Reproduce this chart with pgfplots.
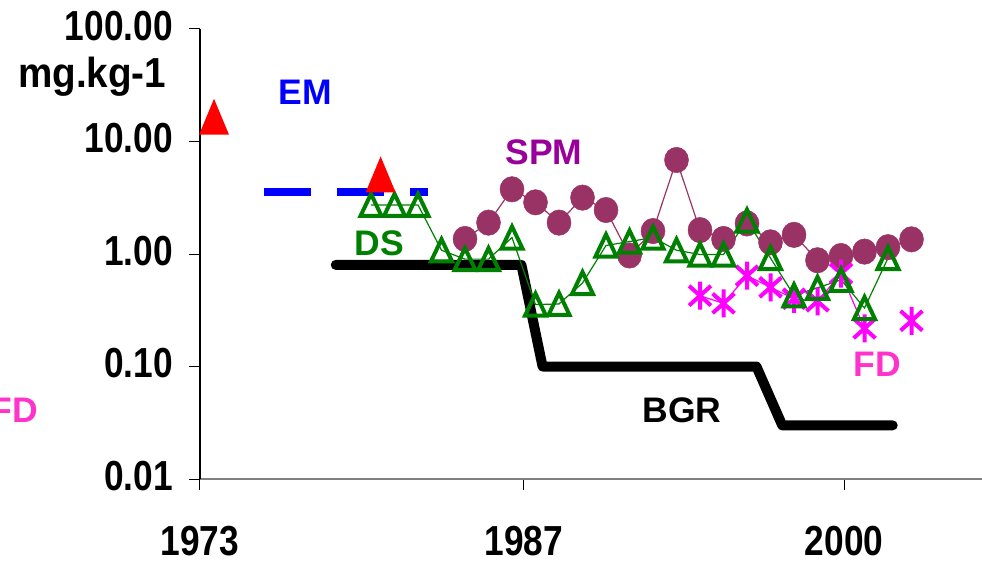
\documentclass[border=0pt]{standalone}
\usepackage{fontspec}
\setmainfont{Liberation Sans}
\newfontfamily\ticknarrow[FakeStretch=0.84]{Liberation Sans}
\newfontfamily\unitnarrow[FakeStretch=0.92]{Liberation Sans}
\usepackage{pgfplots}
\usepackage{pgfplotstable}
\pgfplotsset{compat=1.18}

\definecolor{emblue}{RGB}{0,0,255}
\definecolor{spmdot}{RGB}{153,51,102}
\definecolor{spmtext}{RGB}{153,0,153}
\definecolor{dsgreen}{RGB}{0,128,0}
\definecolor{fdstar}{RGB}{255,0,255}
\definecolor{fdtext}{RGB}{255,51,204}
\definecolor{axisgray}{RGB}{128,128,128}

% tall open triangle
\pgfdeclareplotmark{opentri}{%
  \pgfpathmoveto{\pgfqpoint{0pt}{1.05\pgfplotmarksize}}%
  \pgfpathlineto{\pgfqpoint{-\pgfplotmarksize}{-1.05\pgfplotmarksize}}%
  \pgfpathlineto{\pgfqpoint{\pgfplotmarksize}{-1.05\pgfplotmarksize}}%
  \pgfpathclose
  \pgfusepathqstroke}
% tall filled triangle
\pgfdeclareplotmark{filltri}{%
  \pgfpathmoveto{\pgfqpoint{0pt}{1.2\pgfplotmarksize}}%
  \pgfpathlineto{\pgfqpoint{-\pgfplotmarksize}{-1.2\pgfplotmarksize}}%
  \pgfpathlineto{\pgfqpoint{\pgfplotmarksize}{-1.2\pgfplotmarksize}}%
  \pgfpathclose
  \pgfusepathqfill}
% six-armed star: vertical bar plus a cross
\pgfdeclareplotmark{sixstar}{%
  \pgfpathmoveto{\pgfqpoint{0pt}{\pgfplotmarksize}}%
  \pgfpathlineto{\pgfqpoint{0pt}{-\pgfplotmarksize}}%
  \pgfpathmoveto{\pgfqpoint{-0.78\pgfplotmarksize}{0.7\pgfplotmarksize}}%
  \pgfpathlineto{\pgfqpoint{0.78\pgfplotmarksize}{-0.7\pgfplotmarksize}}%
  \pgfpathmoveto{\pgfqpoint{-0.78\pgfplotmarksize}{-0.7\pgfplotmarksize}}%
  \pgfpathlineto{\pgfqpoint{0.78\pgfplotmarksize}{0.7\pgfplotmarksize}}%
  \pgfusepathqstroke}

% background reference level (step line)
\pgfplotstableread{
year value
1978.5 0.8
1986.4 0.8
1987.3 0.1
1996.4 0.1
1997.5 0.03
2002.2 0.03
}\bgrdata

% suspended particulate matter
\pgfplotstableread{
year value
1984 1.36
1985 1.90
1986 3.76
1987 2.88
1988 1.90
1989 3.17
1990 2.46
1991 0.97
1992 1.60
1993 6.85
1994 1.63
1995 1.36
1996 1.87
1997 1.27
1998 1.48
1999 0.88
2000 0.96
2001 1.05
2002 1.15
2003 1.35
}\spmdata

% deposited sediment
\pgfplotstableread{
year value
1980 2.73
1981 2.73
1982 2.73
1983 1.08
1984 0.90
1985 0.90
1986 1.40
1987 0.355
1988 0.36
1989 0.552
1990 1.19
1991 1.29
1992 1.40
1993 1.08
1994 0.99
1995 0.99
1996 1.98
1997 0.92
1998 0.428
1999 0.50
2000 0.59
2001 0.331
2002 0.92
}\dsdata

% fresh deposits
\pgfplotstableread{
year value
1994 0.426
1995 0.364
1996 0.641
1997 0.506
1998 0.40
1999 0.38
2000 0.67
2001 0.218
2002 nan
2003 0.255
}\fddata

% emission level
\pgfplotstableread{
year value
1975.45 3.58
1982.43 3.58
}\emdata

% single measurements
\pgfplotstableread{
year value
1973.32 16.6
1980.41 5.1
}\pointdata

\begin{document}
\begin{tikzpicture}
\useasboundingbox (-200pt,-84pt) rectangle (782pt,479pt);
\clip (-200pt,-84pt) rectangle (782pt,479pt);
\begin{axis}[
  at={(0pt,0pt)}, anchor=south west,
  scale only axis, width=782pt, height=450pt,
  ymode=log, ymin=0.01, ymax=100,
  xmin=1972.723, xmax=2006,
  axis x line*=bottom, axis y line*=left,
  x axis line style={draw=axisgray, line width=1.5pt},
  y axis line style={draw=black, line width=1.2pt},
  ytick={0.01,0.1,1,10,100},
  yticklabels={0.01,0.10,1.00,10.00,100.00},
  xtick={1972.723,1986.51,2000.13},
  xticklabels={1973,1987,2000},
  yminorticks=false, xminorticks=false,
  tick align=outside,
  major tick length=11pt,
  tick style={black, line width=1pt},
  yticklabel style={font=\ticknarrow\bfseries\fontsize{42}{42}\selectfont, anchor=east, inner sep=0pt, xshift=-16pt, yshift=3pt},
  xticklabel style={font=\ticknarrow\bfseries\fontsize{42}{42}\selectfont, anchor=north, inner sep=0pt, yshift=-36pt},
  unbounded coords=jump,
  clip=false,
]
\addplot[black, line width=10pt, line cap=round, line join=round] table[x=year, y=value] {\bgrdata};
\addplot[spmdot, line width=1.2pt, mark=*, mark size=12pt, mark options={fill=spmdot, draw=spmdot, line width=0.5pt, yscale=1.06}] table[x=year, y=value] {\spmdata};
\addplot[fdstar, line width=1.2pt, mark=sixstar, mark size=14pt, mark options={line width=4pt}] table[x=year, y=value] {\fddata};
\addplot[dsgreen, line width=1.2pt, mark=opentri, mark size=10.5pt, mark options={line width=4pt, line join=miter}] table[x=year, y=value] {\dsdata};
\addplot[emblue, line width=8pt, dash pattern=on 47pt off 26pt] table[x=year, y=value] {\emdata};
\addplot[only marks, red, mark=filltri, mark size=15pt, mark options={fill=red}] table[x=year, y=value] {\pointdata};
\end{axis}
\begin{scope}[every node/.style={font=\bfseries\fontsize{35.5}{36}\selectfont, inner sep=0pt}]
\node[anchor=base, text=emblue] at (105.5pt,374pt) {EM};
\node[anchor=base, text=spmtext] at (344pt,314pt) {SPM};
\node[anchor=base, text=dsgreen] at (179.5pt,223pt) {DS};
\node[anchor=base, text=black] at (482pt,57pt) {BGR};
\node[anchor=base, text=fdtext] at (677.5pt,103pt) {FD};
\node[anchor=base east, text=fdtext] at (-162pt,57pt) {FD};
\end{scope}
\node[anchor=base west, inner sep=0pt, font=\unitnarrow\bfseries\fontsize{42}{42}\selectfont] at (-182pt,391pt) {mg.kg-1};
\end{tikzpicture}
\end{document}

· · · · ·

Task statement: Repeat the full listing above exactly, with no pictures in the copy.

Result:
Reproduce this chart with pgfplots.
\documentclass[border=0pt]{standalone}
\usepackage{fontspec}
\setmainfont{Liberation Sans}
\newfontfamily\ticknarrow[FakeStretch=0.84]{Liberation Sans}
\newfontfamily\unitnarrow[FakeStretch=0.92]{Liberation Sans}
\usepackage{pgfplots}
\usepackage{pgfplotstable}
\pgfplotsset{compat=1.18}

\definecolor{emblue}{RGB}{0,0,255}
\definecolor{spmdot}{RGB}{153,51,102}
\definecolor{spmtext}{RGB}{153,0,153}
\definecolor{dsgreen}{RGB}{0,128,0}
\definecolor{fdstar}{RGB}{255,0,255}
\definecolor{fdtext}{RGB}{255,51,204}
\definecolor{axisgray}{RGB}{128,128,128}

% tall open triangle
\pgfdeclareplotmark{opentri}{%
  \pgfpathmoveto{\pgfqpoint{0pt}{1.05\pgfplotmarksize}}%
  \pgfpathlineto{\pgfqpoint{-\pgfplotmarksize}{-1.05\pgfplotmarksize}}%
  \pgfpathlineto{\pgfqpoint{\pgfplotmarksize}{-1.05\pgfplotmarksize}}%
  \pgfpathclose
  \pgfusepathqstroke}
% tall filled triangle
\pgfdeclareplotmark{filltri}{%
  \pgfpathmoveto{\pgfqpoint{0pt}{1.2\pgfplotmarksize}}%
  \pgfpathlineto{\pgfqpoint{-\pgfplotmarksize}{-1.2\pgfplotmarksize}}%
  \pgfpathlineto{\pgfqpoint{\pgfplotmarksize}{-1.2\pgfplotmarksize}}%
  \pgfpathclose
  \pgfusepathqfill}
% six-armed star: vertical bar plus a cross
\pgfdeclareplotmark{sixstar}{%
  \pgfpathmoveto{\pgfqpoint{0pt}{\pgfplotmarksize}}%
  \pgfpathlineto{\pgfqpoint{0pt}{-\pgfplotmarksize}}%
  \pgfpathmoveto{\pgfqpoint{-0.78\pgfplotmarksize}{0.7\pgfplotmarksize}}%
  \pgfpathlineto{\pgfqpoint{0.78\pgfplotmarksize}{-0.7\pgfplotmarksize}}%
  \pgfpathmoveto{\pgfqpoint{-0.78\pgfplotmarksize}{-0.7\pgfplotmarksize}}%
  \pgfpathlineto{\pgfqpoint{0.78\pgfplotmarksize}{0.7\pgfplotmarksize}}%
  \pgfusepathqstroke}

% background reference level (step line)
\pgfplotstableread{
year value
1978.5 0.8
1986.4 0.8
1987.3 0.1
1996.4 0.1
1997.5 0.03
2002.2 0.03
}\bgrdata

% suspended particulate matter
\pgfplotstableread{
year value
1984 1.36
1985 1.90
1986 3.76
1987 2.88
1988 1.90
1989 3.17
1990 2.46
1991 0.97
1992 1.60
1993 6.85
1994 1.63
1995 1.36
1996 1.87
1997 1.27
1998 1.48
1999 0.88
2000 0.96
2001 1.05
2002 1.15
2003 1.35
}\spmdata

% deposited sediment
\pgfplotstableread{
year value
1980 2.73
1981 2.73
1982 2.73
1983 1.08
1984 0.90
1985 0.90
1986 1.40
1987 0.355
1988 0.36
1989 0.552
1990 1.19
1991 1.29
1992 1.40
1993 1.08
1994 0.99
1995 0.99
1996 1.98
1997 0.92
1998 0.428
1999 0.50
2000 0.59
2001 0.331
2002 0.92
}\dsdata

% fresh deposits
\pgfplotstableread{
year value
1994 0.426
1995 0.364
1996 0.641
1997 0.506
1998 0.40
1999 0.38
2000 0.67
2001 0.218
2002 nan
2003 0.255
}\fddata

% emission level
\pgfplotstableread{
year value
1975.45 3.58
1982.43 3.58
}\emdata

% single measurements
\pgfplotstableread{
year value
1973.32 16.6
1980.41 5.1
}\pointdata

\begin{document}
\begin{tikzpicture}
\useasboundingbox (-200pt,-84pt) rectangle (782pt,479pt);
\clip (-200pt,-84pt) rectangle (782pt,479pt);
\begin{axis}[
  at={(0pt,0pt)}, anchor=south west,
  scale only axis, width=782pt, height=450pt,
  ymode=log, ymin=0.01, ymax=100,
  xmin=1972.723, xmax=2006,
  axis x line*=bottom, axis y line*=left,
  x axis line style={draw=axisgray, line width=1.5pt},
  y axis line style={draw=black, line width=1.2pt},
  ytick={0.01,0.1,1,10,100},
  yticklabels={0.01,0.10,1.00,10.00,100.00},
  xtick={1972.723,1986.51,2000.13},
  xticklabels={1973,1987,2000},
  yminorticks=false, xminorticks=false,
  tick align=outside,
  major tick length=11pt,
  tick style={black, line width=1pt},
  yticklabel style={font=\ticknarrow\bfseries\fontsize{42}{42}\selectfont, anchor=east, inner sep=0pt, xshift=-16pt, yshift=3pt},
  xticklabel style={font=\ticknarrow\bfseries\fontsize{42}{42}\selectfont, anchor=north, inner sep=0pt, yshift=-36pt},
  unbounded coords=jump,
  clip=false,
]
\addplot[black, line width=10pt, line cap=round, line join=round] table[x=year, y=value] {\bgrdata};
\addplot[spmdot, line width=1.2pt, mark=*, mark size=12pt, mark options={fill=spmdot, draw=spmdot, line width=0.5pt, yscale=1.06}] table[x=year, y=value] {\spmdata};
\addplot[fdstar, line width=1.2pt, mark=sixstar, mark size=14pt, mark options={line width=4pt}] table[x=year, y=value] {\fddata};
\addplot[dsgreen, line width=1.2pt, mark=opentri, mark size=10.5pt, mark options={line width=4pt, line join=miter}] table[x=year, y=value] {\dsdata};
\addplot[emblue, line width=8pt, dash pattern=on 47pt off 26pt] table[x=year, y=value] {\emdata};
\addplot[only marks, red, mark=filltri, mark size=15pt, mark options={fill=red}] table[x=year, y=value] {\pointdata};
\end{axis}
\begin{scope}[every node/.style={font=\bfseries\fontsize{35.5}{36}\selectfont, inner sep=0pt}]
\node[anchor=base, text=emblue] at (105.5pt,374pt) {EM};
\node[anchor=base, text=spmtext] at (344pt,314pt) {SPM};
\node[anchor=base, text=dsgreen] at (179.5pt,223pt) {DS};
\node[anchor=base, text=black] at (482pt,57pt) {BGR};
\node[anchor=base, text=fdtext] at (677.5pt,103pt) {FD};
\node[anchor=base east, text=fdtext] at (-162pt,57pt) {FD};
\end{scope}
\node[anchor=base west, inner sep=0pt, font=\unitnarrow\bfseries\fontsize{42}{42}\selectfont] at (-182pt,391pt) {mg.kg-1};
\end{tikzpicture}
\end{document}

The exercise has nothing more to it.